→ **REQUIREMENTS**: Starting at the top of the listing, extract every line up to and including the one with "plt.rcParams['mathtext.it'] = 'DejaVu". Pictures stay out of the copy.

=== COLLECTED MATERIAL ===

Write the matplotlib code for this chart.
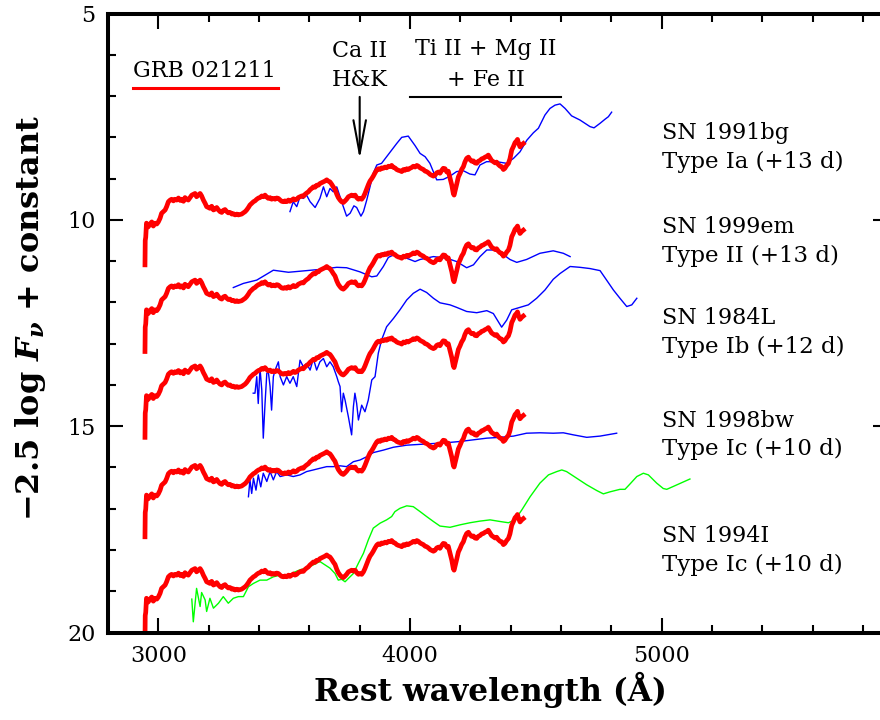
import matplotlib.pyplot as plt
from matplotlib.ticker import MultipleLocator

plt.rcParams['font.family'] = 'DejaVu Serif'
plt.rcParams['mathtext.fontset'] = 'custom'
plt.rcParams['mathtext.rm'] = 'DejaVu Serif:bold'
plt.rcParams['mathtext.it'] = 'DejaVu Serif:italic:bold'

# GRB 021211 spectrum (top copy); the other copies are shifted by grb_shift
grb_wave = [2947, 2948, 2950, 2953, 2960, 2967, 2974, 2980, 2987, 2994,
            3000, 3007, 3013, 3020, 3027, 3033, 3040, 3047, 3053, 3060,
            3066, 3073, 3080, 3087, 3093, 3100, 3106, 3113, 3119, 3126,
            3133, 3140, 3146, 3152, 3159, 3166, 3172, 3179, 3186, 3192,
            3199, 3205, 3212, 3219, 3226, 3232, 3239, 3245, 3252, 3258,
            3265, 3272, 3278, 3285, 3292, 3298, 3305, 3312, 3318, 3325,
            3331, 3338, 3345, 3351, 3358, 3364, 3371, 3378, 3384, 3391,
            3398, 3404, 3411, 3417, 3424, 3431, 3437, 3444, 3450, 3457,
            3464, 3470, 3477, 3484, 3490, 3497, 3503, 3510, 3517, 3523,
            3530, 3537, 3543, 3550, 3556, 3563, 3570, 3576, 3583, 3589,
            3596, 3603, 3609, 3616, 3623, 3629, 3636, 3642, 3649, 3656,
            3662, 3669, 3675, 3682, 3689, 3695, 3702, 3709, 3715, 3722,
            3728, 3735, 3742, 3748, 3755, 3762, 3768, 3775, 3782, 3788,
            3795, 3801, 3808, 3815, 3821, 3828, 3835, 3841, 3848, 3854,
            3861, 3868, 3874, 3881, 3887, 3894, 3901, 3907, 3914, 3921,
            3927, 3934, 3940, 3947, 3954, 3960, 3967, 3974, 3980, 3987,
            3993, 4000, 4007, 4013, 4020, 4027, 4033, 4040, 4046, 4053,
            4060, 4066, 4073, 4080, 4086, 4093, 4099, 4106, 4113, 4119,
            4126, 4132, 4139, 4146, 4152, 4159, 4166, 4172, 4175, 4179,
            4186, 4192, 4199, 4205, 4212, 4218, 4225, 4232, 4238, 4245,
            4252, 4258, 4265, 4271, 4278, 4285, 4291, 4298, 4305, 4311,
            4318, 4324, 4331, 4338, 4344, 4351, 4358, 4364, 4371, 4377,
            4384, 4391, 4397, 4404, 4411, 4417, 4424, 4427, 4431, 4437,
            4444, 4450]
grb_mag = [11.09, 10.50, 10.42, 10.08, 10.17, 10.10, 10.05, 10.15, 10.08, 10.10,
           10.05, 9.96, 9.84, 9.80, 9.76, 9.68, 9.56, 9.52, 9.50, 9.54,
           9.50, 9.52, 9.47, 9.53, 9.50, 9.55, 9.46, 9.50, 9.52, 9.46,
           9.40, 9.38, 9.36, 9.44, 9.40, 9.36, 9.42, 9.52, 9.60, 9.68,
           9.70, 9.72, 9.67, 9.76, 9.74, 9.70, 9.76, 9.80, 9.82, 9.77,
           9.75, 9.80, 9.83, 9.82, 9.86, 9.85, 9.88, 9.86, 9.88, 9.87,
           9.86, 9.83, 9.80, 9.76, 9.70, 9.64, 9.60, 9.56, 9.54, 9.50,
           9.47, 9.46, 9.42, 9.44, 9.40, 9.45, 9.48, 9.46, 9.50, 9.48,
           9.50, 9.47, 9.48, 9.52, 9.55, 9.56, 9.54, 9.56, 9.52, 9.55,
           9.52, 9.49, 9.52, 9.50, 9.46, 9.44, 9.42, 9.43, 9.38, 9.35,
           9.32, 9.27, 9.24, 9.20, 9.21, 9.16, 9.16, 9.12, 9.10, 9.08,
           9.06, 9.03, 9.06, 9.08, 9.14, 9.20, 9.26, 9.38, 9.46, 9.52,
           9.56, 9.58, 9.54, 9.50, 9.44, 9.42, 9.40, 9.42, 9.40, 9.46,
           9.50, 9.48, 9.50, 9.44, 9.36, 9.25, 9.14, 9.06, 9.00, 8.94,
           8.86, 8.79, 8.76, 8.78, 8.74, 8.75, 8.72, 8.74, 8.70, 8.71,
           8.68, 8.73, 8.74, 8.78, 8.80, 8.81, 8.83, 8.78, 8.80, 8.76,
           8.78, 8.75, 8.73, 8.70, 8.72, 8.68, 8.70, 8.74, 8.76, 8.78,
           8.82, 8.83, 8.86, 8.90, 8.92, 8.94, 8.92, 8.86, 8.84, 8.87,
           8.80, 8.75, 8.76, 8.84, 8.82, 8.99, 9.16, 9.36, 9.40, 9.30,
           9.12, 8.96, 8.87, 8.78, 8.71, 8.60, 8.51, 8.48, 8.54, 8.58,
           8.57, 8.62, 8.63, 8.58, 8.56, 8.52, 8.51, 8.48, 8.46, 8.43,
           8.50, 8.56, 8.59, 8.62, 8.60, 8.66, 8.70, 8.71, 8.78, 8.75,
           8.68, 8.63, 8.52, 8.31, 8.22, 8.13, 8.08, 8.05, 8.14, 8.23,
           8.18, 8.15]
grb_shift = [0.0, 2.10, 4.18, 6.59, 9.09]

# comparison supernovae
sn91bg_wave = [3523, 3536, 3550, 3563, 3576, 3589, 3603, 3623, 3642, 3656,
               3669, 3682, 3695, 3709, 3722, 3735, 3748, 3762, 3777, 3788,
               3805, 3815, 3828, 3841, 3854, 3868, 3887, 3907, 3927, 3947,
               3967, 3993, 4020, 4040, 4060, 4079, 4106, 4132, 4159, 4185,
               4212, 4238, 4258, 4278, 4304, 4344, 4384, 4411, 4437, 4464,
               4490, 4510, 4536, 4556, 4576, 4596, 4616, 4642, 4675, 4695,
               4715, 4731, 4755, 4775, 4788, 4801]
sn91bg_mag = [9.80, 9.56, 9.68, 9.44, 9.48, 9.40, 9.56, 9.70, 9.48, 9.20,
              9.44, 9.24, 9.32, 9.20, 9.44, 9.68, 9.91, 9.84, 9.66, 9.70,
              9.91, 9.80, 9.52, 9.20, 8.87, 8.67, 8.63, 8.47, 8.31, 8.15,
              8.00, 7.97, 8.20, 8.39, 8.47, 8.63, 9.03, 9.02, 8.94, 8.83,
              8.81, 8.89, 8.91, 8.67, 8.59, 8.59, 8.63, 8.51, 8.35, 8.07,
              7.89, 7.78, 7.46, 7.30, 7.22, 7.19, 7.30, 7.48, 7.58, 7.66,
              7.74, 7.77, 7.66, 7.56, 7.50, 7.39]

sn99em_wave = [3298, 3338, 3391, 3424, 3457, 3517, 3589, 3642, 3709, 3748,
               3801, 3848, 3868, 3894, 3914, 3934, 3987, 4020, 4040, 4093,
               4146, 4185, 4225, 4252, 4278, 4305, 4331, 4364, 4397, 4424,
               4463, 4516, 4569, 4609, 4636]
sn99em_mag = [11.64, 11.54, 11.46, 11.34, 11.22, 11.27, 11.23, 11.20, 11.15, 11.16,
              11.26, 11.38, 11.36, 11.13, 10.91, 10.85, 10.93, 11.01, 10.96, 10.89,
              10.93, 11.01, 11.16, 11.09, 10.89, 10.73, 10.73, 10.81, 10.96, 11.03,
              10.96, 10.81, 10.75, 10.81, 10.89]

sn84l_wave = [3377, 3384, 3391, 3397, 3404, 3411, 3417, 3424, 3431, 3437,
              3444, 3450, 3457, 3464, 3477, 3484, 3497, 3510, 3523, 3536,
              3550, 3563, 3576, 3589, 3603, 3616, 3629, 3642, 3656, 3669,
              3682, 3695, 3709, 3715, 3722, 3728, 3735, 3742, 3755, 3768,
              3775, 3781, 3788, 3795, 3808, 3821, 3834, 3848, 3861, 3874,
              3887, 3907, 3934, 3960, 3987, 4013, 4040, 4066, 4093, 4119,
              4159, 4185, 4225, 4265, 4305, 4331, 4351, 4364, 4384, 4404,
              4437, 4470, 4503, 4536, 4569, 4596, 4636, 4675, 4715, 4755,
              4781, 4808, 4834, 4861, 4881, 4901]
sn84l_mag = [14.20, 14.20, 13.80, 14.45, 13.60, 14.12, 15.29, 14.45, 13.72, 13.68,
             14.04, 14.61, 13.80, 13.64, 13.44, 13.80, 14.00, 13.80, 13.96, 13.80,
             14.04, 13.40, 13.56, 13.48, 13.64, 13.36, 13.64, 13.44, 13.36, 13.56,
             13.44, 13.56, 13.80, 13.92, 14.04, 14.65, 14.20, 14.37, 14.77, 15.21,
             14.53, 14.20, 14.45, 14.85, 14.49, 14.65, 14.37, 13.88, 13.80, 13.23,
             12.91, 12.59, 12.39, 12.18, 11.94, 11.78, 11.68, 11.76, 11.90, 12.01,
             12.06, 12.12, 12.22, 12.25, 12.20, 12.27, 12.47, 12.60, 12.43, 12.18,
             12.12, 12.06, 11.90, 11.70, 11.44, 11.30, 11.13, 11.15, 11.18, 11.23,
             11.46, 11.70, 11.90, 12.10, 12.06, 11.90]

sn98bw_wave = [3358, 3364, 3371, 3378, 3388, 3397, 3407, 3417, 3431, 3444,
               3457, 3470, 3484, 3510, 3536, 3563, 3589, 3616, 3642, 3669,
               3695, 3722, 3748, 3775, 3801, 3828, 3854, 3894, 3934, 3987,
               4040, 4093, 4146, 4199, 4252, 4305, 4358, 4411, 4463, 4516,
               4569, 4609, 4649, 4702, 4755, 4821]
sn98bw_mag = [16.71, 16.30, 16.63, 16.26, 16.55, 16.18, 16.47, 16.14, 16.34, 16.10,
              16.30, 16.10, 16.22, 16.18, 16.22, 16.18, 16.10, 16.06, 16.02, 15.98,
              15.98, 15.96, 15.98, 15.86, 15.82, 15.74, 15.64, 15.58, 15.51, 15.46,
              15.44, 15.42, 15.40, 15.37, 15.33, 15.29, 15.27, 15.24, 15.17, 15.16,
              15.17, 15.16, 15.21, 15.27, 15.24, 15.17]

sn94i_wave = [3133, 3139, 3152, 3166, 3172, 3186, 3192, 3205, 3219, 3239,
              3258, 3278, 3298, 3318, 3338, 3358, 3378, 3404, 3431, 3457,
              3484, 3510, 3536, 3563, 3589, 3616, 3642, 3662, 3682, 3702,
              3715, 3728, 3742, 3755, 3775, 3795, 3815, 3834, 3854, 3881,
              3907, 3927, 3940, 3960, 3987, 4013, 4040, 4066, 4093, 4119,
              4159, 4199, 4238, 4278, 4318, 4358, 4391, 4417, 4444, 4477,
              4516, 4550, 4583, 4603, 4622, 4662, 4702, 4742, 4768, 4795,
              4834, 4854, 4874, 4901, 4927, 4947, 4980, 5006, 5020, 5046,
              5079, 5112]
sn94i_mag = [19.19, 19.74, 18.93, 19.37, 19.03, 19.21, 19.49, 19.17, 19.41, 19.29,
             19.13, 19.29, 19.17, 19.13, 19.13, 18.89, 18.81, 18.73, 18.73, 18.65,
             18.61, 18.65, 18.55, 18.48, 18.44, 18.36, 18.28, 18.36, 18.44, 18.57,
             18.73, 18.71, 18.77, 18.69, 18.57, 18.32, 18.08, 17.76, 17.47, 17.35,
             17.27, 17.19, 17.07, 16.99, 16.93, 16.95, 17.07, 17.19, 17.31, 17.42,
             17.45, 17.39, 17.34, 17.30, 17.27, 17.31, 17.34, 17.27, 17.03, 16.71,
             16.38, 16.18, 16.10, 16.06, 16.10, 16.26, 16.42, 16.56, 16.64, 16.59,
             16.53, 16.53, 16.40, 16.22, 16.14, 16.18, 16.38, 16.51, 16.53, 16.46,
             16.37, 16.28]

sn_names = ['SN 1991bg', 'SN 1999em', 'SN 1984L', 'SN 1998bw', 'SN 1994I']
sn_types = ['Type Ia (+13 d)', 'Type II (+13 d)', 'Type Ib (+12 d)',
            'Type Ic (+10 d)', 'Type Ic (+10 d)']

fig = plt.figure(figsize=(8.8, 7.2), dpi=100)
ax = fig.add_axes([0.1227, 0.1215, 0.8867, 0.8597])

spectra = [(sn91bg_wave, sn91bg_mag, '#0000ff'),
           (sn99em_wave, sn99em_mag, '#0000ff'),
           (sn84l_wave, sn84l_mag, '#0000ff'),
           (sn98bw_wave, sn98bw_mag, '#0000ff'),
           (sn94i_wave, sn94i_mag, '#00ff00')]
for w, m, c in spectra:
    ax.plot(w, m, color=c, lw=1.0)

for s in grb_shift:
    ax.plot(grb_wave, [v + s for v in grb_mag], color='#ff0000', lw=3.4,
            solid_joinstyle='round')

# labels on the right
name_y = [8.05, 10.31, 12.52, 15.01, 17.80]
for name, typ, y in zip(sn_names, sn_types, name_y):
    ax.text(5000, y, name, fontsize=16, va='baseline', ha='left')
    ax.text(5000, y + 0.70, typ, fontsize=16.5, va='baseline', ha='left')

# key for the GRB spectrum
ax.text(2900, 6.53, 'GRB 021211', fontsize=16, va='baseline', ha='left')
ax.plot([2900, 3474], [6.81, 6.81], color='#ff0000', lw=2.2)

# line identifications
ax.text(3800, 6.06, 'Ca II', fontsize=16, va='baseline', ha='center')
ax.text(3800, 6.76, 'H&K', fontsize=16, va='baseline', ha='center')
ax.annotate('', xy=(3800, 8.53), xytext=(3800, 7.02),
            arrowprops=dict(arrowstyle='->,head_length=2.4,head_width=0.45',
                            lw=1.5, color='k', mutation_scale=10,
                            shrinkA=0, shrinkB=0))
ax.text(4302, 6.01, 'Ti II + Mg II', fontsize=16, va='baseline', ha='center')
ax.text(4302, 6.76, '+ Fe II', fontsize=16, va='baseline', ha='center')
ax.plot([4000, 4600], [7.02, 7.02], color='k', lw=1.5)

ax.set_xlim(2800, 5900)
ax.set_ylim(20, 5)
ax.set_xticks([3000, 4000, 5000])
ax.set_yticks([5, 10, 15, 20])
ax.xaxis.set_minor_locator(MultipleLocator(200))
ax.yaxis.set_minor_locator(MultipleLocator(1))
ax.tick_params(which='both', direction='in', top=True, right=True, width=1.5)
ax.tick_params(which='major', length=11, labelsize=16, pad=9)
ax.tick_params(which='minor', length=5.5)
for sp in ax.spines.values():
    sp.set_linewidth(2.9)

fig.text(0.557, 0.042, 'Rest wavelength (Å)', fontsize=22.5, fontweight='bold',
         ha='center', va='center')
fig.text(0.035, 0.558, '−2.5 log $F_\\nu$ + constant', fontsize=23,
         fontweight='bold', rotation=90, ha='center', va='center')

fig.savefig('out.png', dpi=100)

===

→ **COMPLETED TASK**:
Write the matplotlib code for this chart.
import matplotlib.pyplot as plt
from matplotlib.ticker import MultipleLocator

plt.rcParams['font.family'] = 'DejaVu Serif'
plt.rcParams['mathtext.fontset'] = 'custom'
plt.rcParams['mathtext.rm'] = 'DejaVu Serif:bold'
plt.rcParams['mathtext.it'] = 'DejaVu Serif:italic:bold'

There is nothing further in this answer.